Dáil debates
Wednesday, 26 February 2025
Third Anniversary of Russia's full-scale invasion of Ukraine: Statements
9:00 am
Liam Quaide (Cork East, Social Democrats) | Oireachtas source
I would also like to welcome our Ukrainian dignitaries and friends this evening.
Monday marked the third anniversary of Russia's brutal and illegal invasion of Ukraine. The Ukrainian people have shown heroic courage fighting off Russian aggression over the past three years. Eight years prior to that full-scale invasion, parts of eastern Ukraine were seized by Russia and the local population in these occupied regions have lived under a reign of terror since. The broader Ukrainian population is now facing an extension of that reign of terror within land that may be permanently occupied by Russia under a so-called peace deal forged by Putin and Trump.
In 2022, we welcomed Ukrainian refugees to this country in large numbers. They are now, after integrating into our communities, being crudely uprooted as we enter new political headwinds. In my constituency of Cork East, a large group of Ukrainian residents were served with an inhumane, emotionally detached eviction notice in January. The residents have become part of the local community in east Cork. They have children attending schools and are working locally. The families are contributing to the local community and economy. This crude eviction notice jarred fundamentally with the integrated, connected lives the families have created in east Cork. In a further cruel twist, they were told they could not bring pets to their new accommodation, and we have heard similar eviction stories around the country since January. There is clearly a calcifying of political attitudes towards Ukrainian refugees that is very worrying.

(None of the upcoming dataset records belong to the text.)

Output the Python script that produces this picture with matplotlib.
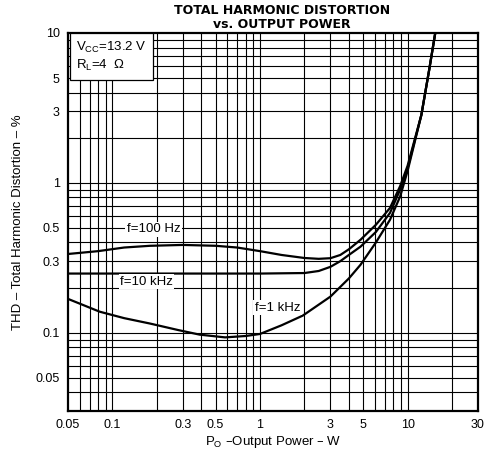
import matplotlib
matplotlib.use("Agg")
import matplotlib.pyplot as plt
from matplotlib.ticker import FixedLocator, NullFormatter, FixedFormatter
import numpy as np

plt.rcParams['font.family'] = ['Liberation Sans', 'DejaVu Sans']

# Data
p_100 = [0.05, 0.08, 0.12, 0.18, 0.3, 0.5, 0.7, 1.0, 1.4, 2.0, 2.5, 3.0, 3.5, 4.0, 4.8, 6.1, 7.6, 8.9, 10, 12.4, 14, 15.4]
t_100 = [0.335, 0.35, 0.37, 0.38, 0.385, 0.38, 0.37, 0.35, 0.33, 0.315, 0.311, 0.314, 0.33, 0.36, 0.417, 0.525, 0.68, 0.95, 1.3, 2.84, 5.66, 10]

p_10k = [0.05, 0.1, 0.3, 1.0, 2.0, 2.5, 3.0, 3.5, 4.0, 4.8, 6.1, 7.6, 8.9, 10, 12.4, 14, 15.4]
t_10k = [0.248, 0.248, 0.248, 0.248, 0.25, 0.258, 0.275, 0.3, 0.33, 0.375, 0.47, 0.63, 0.9, 1.25, 2.84, 5.66, 10]

p_1k = [0.05, 0.082, 0.12, 0.18, 0.28, 0.39, 0.58, 0.8, 1.0, 1.4, 1.95, 3.0, 4.0, 4.8, 6.1, 7.6, 8.9, 10, 12.4, 14, 15.4]
t_1k = [0.168, 0.138, 0.125, 0.115, 0.104, 0.097, 0.093, 0.095, 0.098, 0.112, 0.13, 0.174, 0.23, 0.284, 0.40, 0.567, 0.81, 1.2, 2.84, 5.66, 10]

x_ticks = [0.05, 0.1, 0.3, 0.5, 1, 3, 5, 10, 30]
x_labels = ["0.05", "0.1", "0.3", "0.5", "1", "3", "5", "10", "30"]
y_ticks = [0.05, 0.1, 0.3, 0.5, 1, 3, 5, 10]
y_labels = ["0.05", "0.1", "0.3", "0.5", "1", "3", "5", "10"]

fig = plt.figure(figsize=(4.84, 4.54), dpi=100)
ax = fig.add_axes([68/484, 1-411/454, 410/484, 378/454])
ax.set_xscale('log')
ax.set_yscale('log')
ax.set_xlim(0.05, 30)
ax.set_ylim(0.03, 10)

# grid
xg = [m * 10.0**e for e in range(-2, 2) for m in range(1, 10)]
yg = [m * 10.0**e for e in range(-2, 2) for m in range(1, 10)]
for v in xg:
    if 0.05 < v < 30:
        ax.axvline(v, color='black', lw=0.8, zorder=1)
for v in yg:
    if 0.03 < v < 10:
        ax.axhline(v, color='black', lw=0.8, zorder=1)

ax.plot(p_100, t_100, color='black', lw=1.6, zorder=3)
ax.plot(p_10k, t_10k, color='black', lw=1.6, zorder=3)
ax.plot(p_1k, t_1k, color='black', lw=1.6, zorder=3)

ax.xaxis.set_major_locator(FixedLocator(x_ticks))
ax.xaxis.set_major_formatter(FixedFormatter(x_labels))
ax.xaxis.set_minor_formatter(NullFormatter())
ax.yaxis.set_major_locator(FixedLocator(y_ticks))
ax.yaxis.set_major_formatter(FixedFormatter(y_labels))
ax.yaxis.set_minor_formatter(NullFormatter())
ax.tick_params(which='both', length=0, labelsize=9, pad=6)

for s in ax.spines.values():
    s.set_linewidth(1.6)

bb = dict(facecolor='white', edgecolor='none', pad=1)
ax.text(0.19, 0.49, "f=100 Hz", fontsize=9.5, ha='center', va='center', bbox=bb, zorder=4)
ax.text(0.17, 0.219, "f=10 kHz", fontsize=9.5, ha='center', va='center', bbox=bb, zorder=4)
ax.text(1.31, 0.147, "f=1 kHz", fontsize=9.5, ha='center', va='center', bbox=bb, zorder=4)

ax.text(0.02, 0.982, "V$_{\\mathregular{CC}}$=13.2 V\nR$_{\\mathregular{L}}$=4  Ω", transform=ax.transAxes,
        fontsize=9.5, ha='left', va='top', linespacing=1.3, zorder=5,
        bbox=dict(facecolor='white', edgecolor='black', lw=0.9, boxstyle='square,pad=0.5'))

ax.set_xlabel("P$_{\\mathregular{O}}$ \u2013Output Power \u2013 W", fontsize=9.5, labelpad=2)
ax.set_ylabel("THD \u2013 Total Harmonic Distortion \u2013 %", fontsize=9.5, labelpad=8)
fig.text(282/484, 1-17/454, "TOTAL HARMONIC DISTORTION\nvs. OUTPUT POWER", ha='center', va='center',
         fontsize=9, fontweight='bold', linespacing=1.1, family='DejaVu Sans')

fig.savefig("out.png", dpi=100)
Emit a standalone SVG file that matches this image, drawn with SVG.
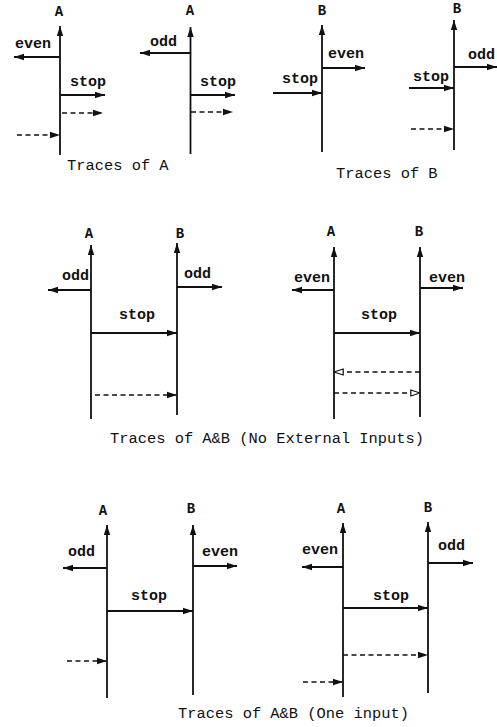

The eviction notice for the Ukrainian residents in Youghal has been paused and while this is welcome, they are now plunged into another type of constant stress and worry; a limbo in which they know that their current living circumstances are going to change outside of their control yet they have no sense of when that will happen or what exactly it will involve.
When, as a Government, we invite people to seek refuge here and promote the idea if not always the practice of integration then the Government has a duty to not just suddenly uproot those families and sunder them from their connections at the point when they are actually integrated, and doing this purely because political fashions have changed. As Ukraine is being discarded by the US Government and thrown to the wolves in the Kremlin, decency and compassion and sensible planning need to win out over populist reactivity in our policies towards their refugee population here. What is the Government’s plan for the Ukrainian refugee population here? Is there one? People need to plan their lives. They should not be at the mercy of a reactive, knee-jerk politics.